# 1936 TVA Franklin Roosevelt Bottle



## BrotherBo (Jul 4, 2019)

Thought I'd share a fresh addition to my collection. It's a 1936 TVA Franklin D. Roosevelt commemorative bottle. On the front side it has the face of President Franklin D. Roosevelt with the Presidential Seal(Eagle with shield and ribbon with E. Pluribus Unum). On the reverse it has a representation of the Norris dam in Tennessee with the date 1936 underneath and above is a hand holding a lightning bolt(probably to signify the successful harnessing of power). It really is a strikingly beautiful bottle. Wonder how many of these are still around?


Happy 4th!  
:flag:


----------



## GLASSHOPPER55 (Jul 5, 2019)

I dunno, but that is one neat bottle. Even down to the faux pontil mark.

I have not seen one of these before.


----------



## sunrunner (Jul 6, 2019)

a commutive for a little known dam in Tennessee ? with franklin d Roosevelt on it? I dot very many. a true artifact and work of art.


----------



## treasurekidd (Jul 6, 2019)

Nice flask! Here's a link to one that sold at auction in 2017 for $196...

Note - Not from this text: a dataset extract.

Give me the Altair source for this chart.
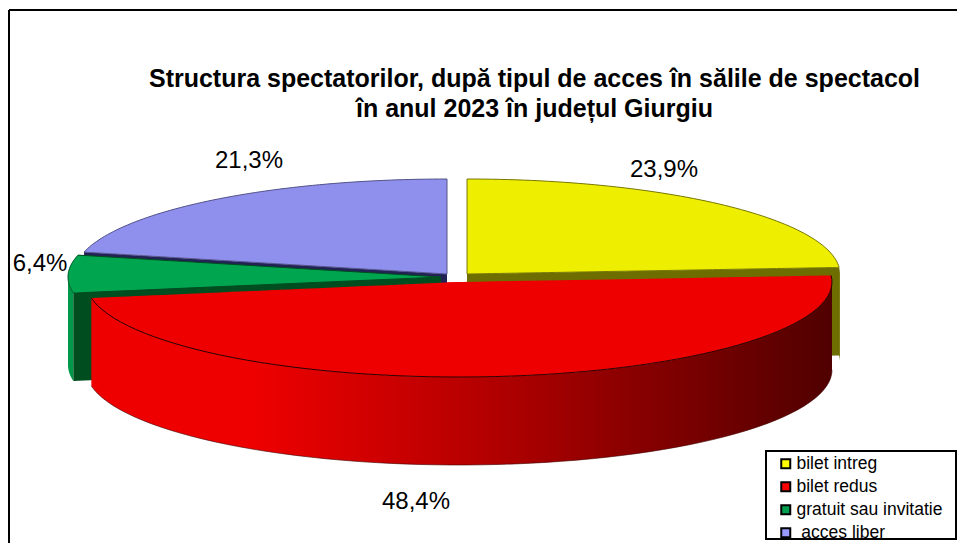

https://hakes.com/Auction/ItemDetai...THORITY-GLASS-BOTTLE-FEATURING-THE-NORRIS-DAM

And a 2013 thread from this forum discussing, mentions that only 816 of these were made:

https://www.antique-bottles.net/sho...elano-Roosevelt-TVA-Norris-Dam-Quart-Calabash


----------



## hemihampton (Jul 6, 2019)

Interesting, My Mom lives on the Tenneesee River or just above it on a Mountain top in NorthEast Alabama. Her Neighbor works for the TVA. Being from Detroit I knew very little about the TVA so did some research on it many years ago when my Parents & Sister moved down there. Interesting bottle, never seen one before. Congrats on the new addition. LEON.


----------



## BrotherBo (Jul 7, 2019)

Thanks guys. I grew up in in Tennessee and have fished below several of the TVA dams on many occasion so this bottle really speaks to me. I've read quite a bit about them now and everyone always mentions how heavy these bottles are, which is odd to me because this one is really very lightweight comparable to it's size.


----------



## BF109 (Jul 10, 2019)

A cool bottle for sure


----------



## hemihampton (Jul 10, 2019)

I think maybe they meant the original older Calabash Bottles from the 1800's were heavier. Yours is a newer reproduction of the older 1800's bottles. They were not making these style of bottles any more in 1936.  I found a flask from the 1930's in well or cistern (not exactly sure what it was?) it too was a newer reproduction of the older 1800's bottles therefore much lighter. I have a few of the older 1800's flask & calabash. LEON.


----------